Pandemic impacts total number of Women screened for Breast Cancer
Figures from the NHS have also shown a total of 7,000 fewer breast cancer cases compared to the previous year and experts warn that the UK is facing a cancer timebomb after millions of diagnostic checks were postponed last year.
Over the first year of the pandemic, there were a total of 1.19m women who had the vital tests in the 12 months to April 2021, marking the lowest number since records began two decades ago and down nearly half on 2.12m the previous year. Additionally, there were also around 7,000 'missing' breast cancer cases during the first year of the pandemic, and experts warn that delays in diagnosis will reduce women's survival chances.
Charities said that these statistics were an 'alarming reminder' of the impact of the pandemic, and warned it would lead to hundreds of preventable deaths. During the first national lockdown in March 2020, NHS hospitals suspended the screening programme as the health service turned its attention to the pandemic. Although the programme was restarted in April, hospitals continued to operate severely reduced services, leading to massive backlogs. The lockdowns which followed and staffing issues made the problem even worse.
Between April 2020 and April 2021, only 1.85m invites were sent out - the fewest since 2004 and 40% lower than the previous year. In all regions of England, checks dropped across all age groups and fell below acceptable levels.
With Covid issues affecting all cancers, charities estimate more than 50,000 'missing' total cases.
Health Secretary Sajid Javid has since announced a war on cancer which involves 10m extra diagnostic tests — including for breast cancer to be carried out from 2025 in diagnostic hubs which will be set up in car parks, shopping centres and community centres.
According to the NHS medical director Professor Stephen Powis, the health service was now inviting 'more people than ever' for screenings and investing £70million in ramping up the services. However, he admitted that Covid impacted on services severely.
NHS figures showed that across all region’s cancer checks fell below the 'acceptable' level. London recorded 67.3% while the highest coverage were that of the South East (68.4%) and East (67.4%). These however also fell below the recommended threshold.

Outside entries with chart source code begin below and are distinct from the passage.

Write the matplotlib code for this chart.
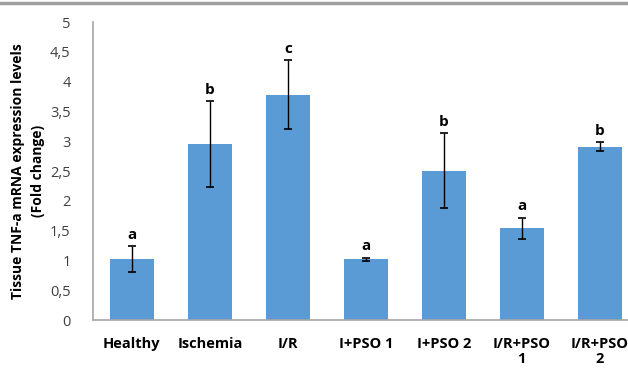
import matplotlib.pyplot as plt
from matplotlib.lines import Line2D
from matplotlib.ticker import FuncFormatter

groups = ['Healthy', 'Ischemia', 'I/R', 'I+PSO 1', 'I+PSO 2', 'I/R+PSO\n1', 'I/R+PSO\n2']
means = [1.02, 2.95, 3.78, 1.02, 2.51, 1.54, 2.91]
errors = [0.22, 0.72, 0.58, 0.03, 0.63, 0.18, 0.07]
letters = ['a', 'b', 'c', 'a', 'b', 'a', 'b']

plt.rcParams['font.family'] = ['Open Sans', 'DejaVu Sans']

fig = plt.figure(figsize=(6.28, 3.74), dpi=100)
ax = fig.add_axes([0.148, 0.144, 0.869, 0.797])

x = range(len(groups))
ax.bar(x, means, width=0.565, color='#5b9bd5', zorder=2)
ax.errorbar(x, means, yerr=errors, fmt='none', ecolor='black',
            elinewidth=1, capsize=3, capthick=1.2, zorder=3)

# significance letters above the error bars
for i, (m, e, l) in enumerate(zip(means, errors, letters)):
    ax.annotate(l, (i, m + e), xytext=(0, 3), textcoords='offset points',
                ha='center', va='bottom', fontsize=11, fontweight='bold')

ax.set_xlim(-0.5, len(groups) - 0.5)
ax.set_ylim(0, 5)
ax.set_yticks([0, 0.5, 1, 1.5, 2, 2.5, 3, 3.5, 4, 4.5, 5])
ax.yaxis.set_major_formatter(FuncFormatter(lambda v, p: f'{v:g}'.replace('.', ',')))
ax.set_xticks(list(x))
ax.set_xticklabels(groups, fontsize=10.5, fontweight='bold', linespacing=1.1)
ax.tick_params(axis='y', length=0, labelsize=10.5, labelcolor='#404040', pad=16)
ax.tick_params(axis='x', length=0, pad=12)

for s in ['top', 'right']:
    ax.spines[s].set_visible(False)
for s in ['left', 'bottom']:
    ax.spines[s].set_color('#a6a6a6')
    ax.spines[s].set_linewidth(1.2)

ax.set_ylabel('Tissue TNF-a mRNA expression levels\n(Fold change)',
              fontsize=10, fontweight='bold', linespacing=1.5, labelpad=4)

# gray frame line along the top of the picture
fig.add_artist(Line2D([0, 1], [0.992, 0.992], transform=fig.transFigure,
                      color='#a0a0a0', linewidth=2.5))

fig.savefig('out.png', dpi=100)
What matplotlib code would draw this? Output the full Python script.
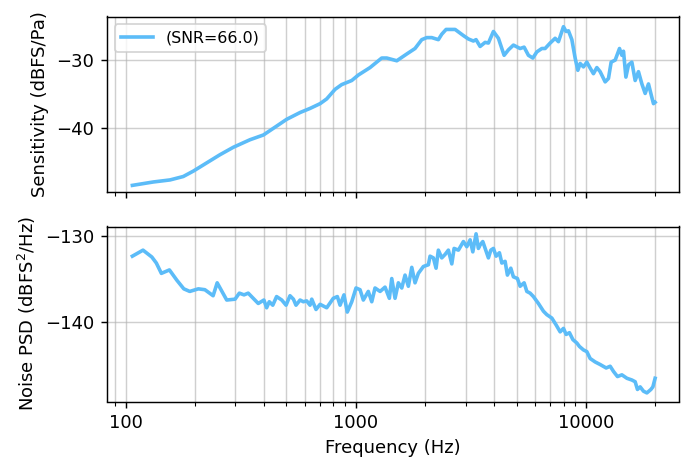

Women are invited for their first breast cancer screening between the ages of 50 and 53, and are then asked to come for screening every three years until they attain 70.
Cancer detection rates have also risen in previous years, with 9.4 cases now detected per 1,000 women as against 8.4 per 1,000 the year before. This is likely due to the lack of access to services which has led to early warning signs of cancer being missed, as more patients go on to develop the disease.
For all cancers, more patients are now waiting longer than two weeks than in April 2021 for a consultation even after they had been given an urgent referral from a GP.